There are over 2,500 solar farms in the U.S., ranging in size from a few dozen to hundreds of acres. Solar farms produce clean energy that helps communities lower utility costs and landowners generate stable income over decades. If you’re a landowner considering a solar farm lease, here’s what you’ll need to know.
What You Need
First, you must have the right-sized land. Some governing authorities regulate how large solar farms can be, but generally, companies look for at least 30 acres up to a few hundred, which allows for transmission-scale projects. The land must be flat and ideally, have a compact regular shape, which allows for a more efficient design of the panel arrays. Annual snow and rainfall are not factors, but the land must not be in a designated flood zone or jurisdictional wetland. For 30-100 acre solar farms, the land must also have access to power lines and be a reasonable distance from a substation, usually within three to five miles.
If your property is being farmed or has an agricultural tenant, you’ll have plenty of time to give notice and make changes. It takes months, sometimes years to get a project approved and ready for actual development, and you’ll have full use of the land and the profit from it until the project gets underway.
Leasing to a solar farm tenant will almost certainly increase your profitability; we find that landowners average up to six times what they were earning per acre from a cash crop. The risk for the landowner is reduced dramatically, as well; most leases are 25 – 40 years and the revenue won’t be threatened by weather, changing market pricing, or subsidy policies.

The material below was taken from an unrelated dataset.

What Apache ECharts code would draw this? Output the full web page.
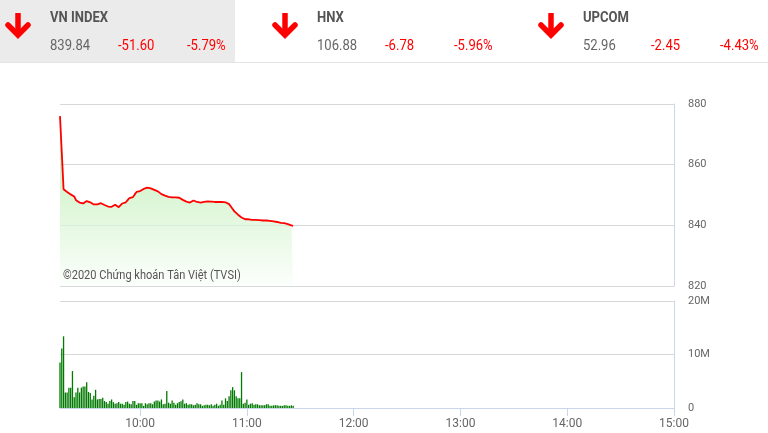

Landowners have some legitimate concerns about the value of their property and the reaction they’ll get from their neighbors and visitors to the area. Mitigation issues are under the control of city or county boards. They’ll be able to create policies that ensure the land is managed using environmentally sound methods and that neighboring properties retain their value. They can require borders around the property to create natural visual barriers. Getting zoning and other legal permissions will be the work of the tenant company; all they ask is that the owner be publicly supportive of the project.